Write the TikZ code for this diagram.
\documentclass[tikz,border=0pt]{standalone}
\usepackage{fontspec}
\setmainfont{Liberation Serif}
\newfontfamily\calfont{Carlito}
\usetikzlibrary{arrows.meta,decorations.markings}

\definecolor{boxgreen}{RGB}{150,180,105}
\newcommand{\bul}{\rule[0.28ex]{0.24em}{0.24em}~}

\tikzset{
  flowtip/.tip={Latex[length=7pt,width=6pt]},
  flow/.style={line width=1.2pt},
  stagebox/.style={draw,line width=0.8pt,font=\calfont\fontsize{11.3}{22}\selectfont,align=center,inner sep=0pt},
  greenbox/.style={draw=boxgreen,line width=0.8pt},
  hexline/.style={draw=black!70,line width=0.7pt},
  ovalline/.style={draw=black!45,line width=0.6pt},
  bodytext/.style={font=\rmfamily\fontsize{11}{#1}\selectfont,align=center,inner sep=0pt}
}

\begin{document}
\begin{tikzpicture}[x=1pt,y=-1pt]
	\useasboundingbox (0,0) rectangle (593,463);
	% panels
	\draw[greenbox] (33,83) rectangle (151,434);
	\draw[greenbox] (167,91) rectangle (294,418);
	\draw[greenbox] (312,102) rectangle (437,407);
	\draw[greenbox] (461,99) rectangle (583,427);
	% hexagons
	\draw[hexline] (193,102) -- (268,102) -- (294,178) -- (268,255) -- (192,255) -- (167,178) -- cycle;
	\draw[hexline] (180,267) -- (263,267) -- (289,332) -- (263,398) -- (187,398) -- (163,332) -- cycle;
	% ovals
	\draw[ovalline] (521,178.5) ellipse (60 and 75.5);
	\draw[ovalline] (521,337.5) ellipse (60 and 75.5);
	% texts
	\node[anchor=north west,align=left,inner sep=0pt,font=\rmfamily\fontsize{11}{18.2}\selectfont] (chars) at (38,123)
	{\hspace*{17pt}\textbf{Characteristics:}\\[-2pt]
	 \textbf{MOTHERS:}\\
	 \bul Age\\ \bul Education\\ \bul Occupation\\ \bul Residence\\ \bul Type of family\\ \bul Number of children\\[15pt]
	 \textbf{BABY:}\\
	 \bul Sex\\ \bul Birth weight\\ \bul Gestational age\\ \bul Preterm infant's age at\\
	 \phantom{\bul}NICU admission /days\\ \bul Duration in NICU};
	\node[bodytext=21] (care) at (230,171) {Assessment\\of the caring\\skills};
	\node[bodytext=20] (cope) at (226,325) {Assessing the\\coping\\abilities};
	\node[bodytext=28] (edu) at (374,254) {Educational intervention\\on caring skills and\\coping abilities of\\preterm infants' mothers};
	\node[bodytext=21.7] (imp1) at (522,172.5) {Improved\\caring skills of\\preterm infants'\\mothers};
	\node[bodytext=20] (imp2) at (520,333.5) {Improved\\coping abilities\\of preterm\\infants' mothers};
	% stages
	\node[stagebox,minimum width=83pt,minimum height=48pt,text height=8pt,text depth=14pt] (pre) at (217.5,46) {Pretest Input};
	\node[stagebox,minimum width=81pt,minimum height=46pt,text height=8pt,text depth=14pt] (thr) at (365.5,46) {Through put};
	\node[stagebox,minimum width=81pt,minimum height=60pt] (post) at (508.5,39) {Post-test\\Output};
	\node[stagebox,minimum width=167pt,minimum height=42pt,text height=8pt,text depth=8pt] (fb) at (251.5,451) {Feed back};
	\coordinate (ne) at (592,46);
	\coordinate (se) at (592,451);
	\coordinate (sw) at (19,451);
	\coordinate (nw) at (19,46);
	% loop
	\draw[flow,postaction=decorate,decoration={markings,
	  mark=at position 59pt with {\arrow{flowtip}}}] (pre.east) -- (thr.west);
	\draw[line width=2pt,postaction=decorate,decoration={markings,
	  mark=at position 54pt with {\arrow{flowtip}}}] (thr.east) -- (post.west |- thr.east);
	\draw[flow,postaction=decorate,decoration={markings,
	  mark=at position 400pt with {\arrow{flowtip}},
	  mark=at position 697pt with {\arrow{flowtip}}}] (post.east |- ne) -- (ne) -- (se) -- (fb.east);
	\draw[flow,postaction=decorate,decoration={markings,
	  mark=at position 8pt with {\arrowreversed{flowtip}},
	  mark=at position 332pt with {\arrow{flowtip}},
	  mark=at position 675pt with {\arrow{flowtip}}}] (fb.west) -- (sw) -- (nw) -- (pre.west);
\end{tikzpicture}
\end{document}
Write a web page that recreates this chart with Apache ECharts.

- **What you have to do**
Every entry must be retyped in full, exactly as given.

- **Complete response**
Write the TikZ code for this diagram.
\documentclass[tikz,border=0pt]{standalone}
\usepackage{fontspec}
\setmainfont{Liberation Serif}
\newfontfamily\calfont{Carlito}
\usetikzlibrary{arrows.meta,decorations.markings}

\definecolor{boxgreen}{RGB}{150,180,105}
\newcommand{\bul}{\rule[0.28ex]{0.24em}{0.24em}~}

\tikzset{
  flowtip/.tip={Latex[length=7pt,width=6pt]},
  flow/.style={line width=1.2pt},
  stagebox/.style={draw,line width=0.8pt,font=\calfont\fontsize{11.3}{22}\selectfont,align=center,inner sep=0pt},
  greenbox/.style={draw=boxgreen,line width=0.8pt},
  hexline/.style={draw=black!70,line width=0.7pt},
  ovalline/.style={draw=black!45,line width=0.6pt},
  bodytext/.style={font=\rmfamily\fontsize{11}{#1}\selectfont,align=center,inner sep=0pt}
}

\begin{document}
\begin{tikzpicture}[x=1pt,y=-1pt]
	\useasboundingbox (0,0) rectangle (593,463);
	% panels
	\draw[greenbox] (33,83) rectangle (151,434);
	\draw[greenbox] (167,91) rectangle (294,418);
	\draw[greenbox] (312,102) rectangle (437,407);
	\draw[greenbox] (461,99) rectangle (583,427);
	% hexagons
	\draw[hexline] (193,102) -- (268,102) -- (294,178) -- (268,255) -- (192,255) -- (167,178) -- cycle;
	\draw[hexline] (180,267) -- (263,267) -- (289,332) -- (263,398) -- (187,398) -- (163,332) -- cycle;
	% ovals
	\draw[ovalline] (521,178.5) ellipse (60 and 75.5);
	\draw[ovalline] (521,337.5) ellipse (60 and 75.5);
	% texts
	\node[anchor=north west,align=left,inner sep=0pt,font=\rmfamily\fontsize{11}{18.2}\selectfont] (chars) at (38,123)
	{\hspace*{17pt}\textbf{Characteristics:}\\[-2pt]
	 \textbf{MOTHERS:}\\
	 \bul Age\\ \bul Education\\ \bul Occupation\\ \bul Residence\\ \bul Type of family\\ \bul Number of children\\[15pt]
	 \textbf{BABY:}\\
	 \bul Sex\\ \bul Birth weight\\ \bul Gestational age\\ \bul Preterm infant's age at\\
	 \phantom{\bul}NICU admission /days\\ \bul Duration in NICU};
	\node[bodytext=21] (care) at (230,171) {Assessment\\of the caring\\skills};
	\node[bodytext=20] (cope) at (226,325) {Assessing the\\coping\\abilities};
	\node[bodytext=28] (edu) at (374,254) {Educational intervention\\on caring skills and\\coping abilities of\\preterm infants' mothers};
	\node[bodytext=21.7] (imp1) at (522,172.5) {Improved\\caring skills of\\preterm infants'\\mothers};
	\node[bodytext=20] (imp2) at (520,333.5) {Improved\\coping abilities\\of preterm\\infants' mothers};
	% stages
	\node[stagebox,minimum width=83pt,minimum height=48pt,text height=8pt,text depth=14pt] (pre) at (217.5,46) {Pretest Input};
	\node[stagebox,minimum width=81pt,minimum height=46pt,text height=8pt,text depth=14pt] (thr) at (365.5,46) {Through put};
	\node[stagebox,minimum width=81pt,minimum height=60pt] (post) at (508.5,39) {Post-test\\Output};
	\node[stagebox,minimum width=167pt,minimum height=42pt,text height=8pt,text depth=8pt] (fb) at (251.5,451) {Feed back};
	\coordinate (ne) at (592,46);
	\coordinate (se) at (592,451);
	\coordinate (sw) at (19,451);
	\coordinate (nw) at (19,46);
	% loop
	\draw[flow,postaction=decorate,decoration={markings,
	  mark=at position 59pt with {\arrow{flowtip}}}] (pre.east) -- (thr.west);
	\draw[line width=2pt,postaction=decorate,decoration={markings,
	  mark=at position 54pt with {\arrow{flowtip}}}] (thr.east) -- (post.west |- thr.east);
	\draw[flow,postaction=decorate,decoration={markings,
	  mark=at position 400pt with {\arrow{flowtip}},
	  mark=at position 697pt with {\arrow{flowtip}}}] (post.east |- ne) -- (ne) -- (se) -- (fb.east);
	\draw[flow,postaction=decorate,decoration={markings,
	  mark=at position 8pt with {\arrowreversed{flowtip}},
	  mark=at position 332pt with {\arrow{flowtip}},
	  mark=at position 675pt with {\arrow{flowtip}}}] (fb.west) -- (sw) -- (nw) -- (pre.west);
\end{tikzpicture}
\end{document}
Write a web page that recreates this chart with Apache ECharts.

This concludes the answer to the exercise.